President Obama Cites Terrorism and Gun Control in Orlando Shooting
— -- President Obama says he is concerned that in the aftermath of the country's deadliest mass shooting in Orlando yesterday, Americans are caught in a debate that the root problem is either terrorism or about gun control.
“It's not an either/or. It's a both/and," Obama said. "We have to go after these terrorist organizations and hit them hard. We have to counter extremism, but we also have to make sure that it's not easy for somebody who decides they want to harm people in this country to be able to obtain weapons to get at them."
Extending his “deepest sympathies” to the victims and their families, the president says it appears that the shooter, Omar Mateen, was inspired by "extremist information" disseminated via the internet, but the massacre was not part of a larger plot.

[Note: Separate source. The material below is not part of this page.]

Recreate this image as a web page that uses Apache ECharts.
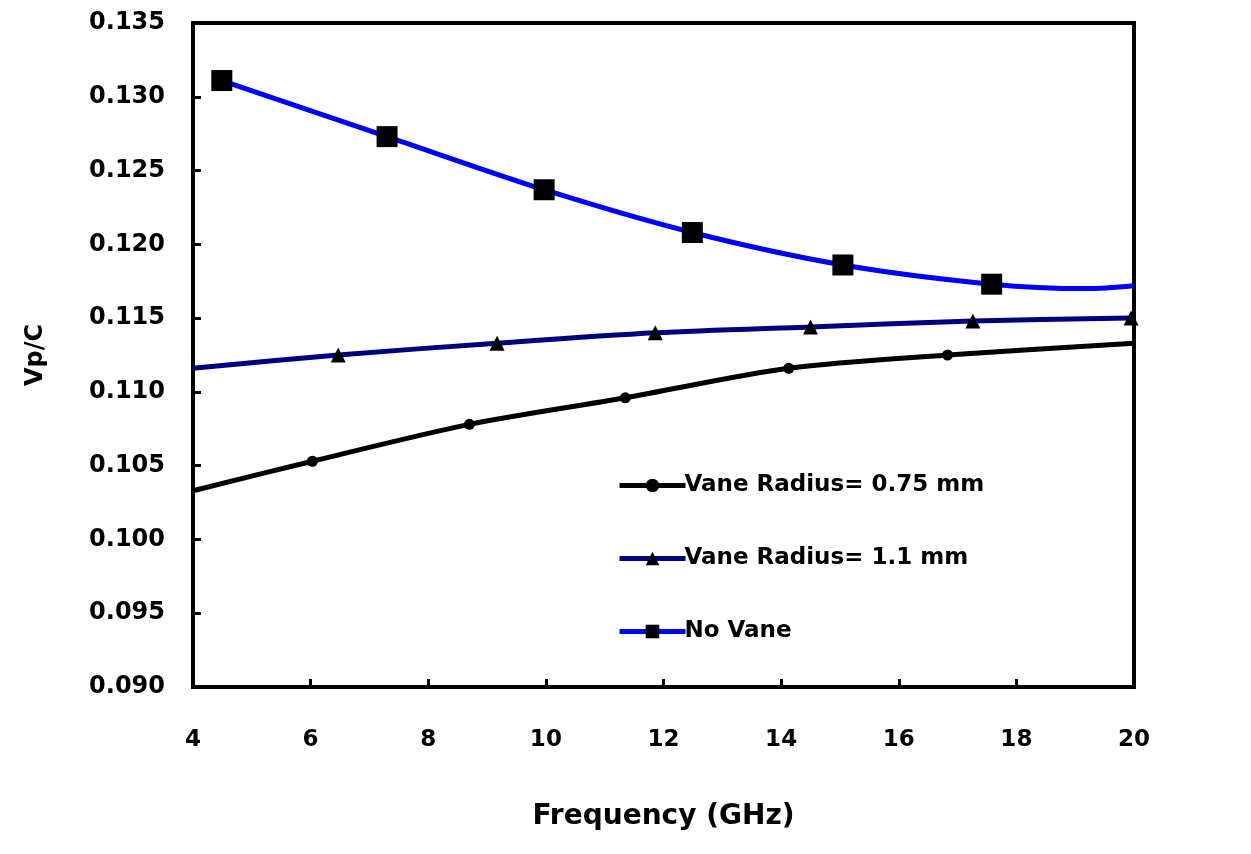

"We're still at the preliminary stages of the investigation, and there's a lot more that we have to learn. The one thing that we can say is that this is being treated as a terrorist investigation," Obama said. "It appears that the shooter was inspired by various extremist information that was disseminated over the internet. All those materials are currently being searched, exploited, so we will have a better sense of the pathway that the killer took in making a decision to launch this attack."
"At this stage, we see no clear evidence that he was directed externally," Obama continued. "It does appear that at the last minute, he announced allegiance to ISIL, but there's no evidence so far that he was, in fact, directed by ISIL. And there's no direct evidence that he was part of a larger plot."
The president and Vice President Joe Biden were briefed in the Oval Office by FBI Director James Comey, Department of Homeland Security Secretary Jeh Johnson, National Counterterrorism Center Director Nicholas Rasmussen, and Deputy Attorney General Sally Yates.
The president said the investigation will look at all possible motivations of the killer, but said it appears the attack is “an example of homegrown extremism.”
“One of the biggest challenges we are going to have is this kind of propaganda and perversions of Islam that you see generated on the internet, and the capacity for that to seep into the minds of troubled individuals or weak individuals, and seeing them motivated then to take actions against people here in the United States and elsewhere in the world that are tragic,” Obama said. “So countering this extremist ideology is increasingly going to be just as important as making sure that we are disrupting more extensive plots engineered from the outside.”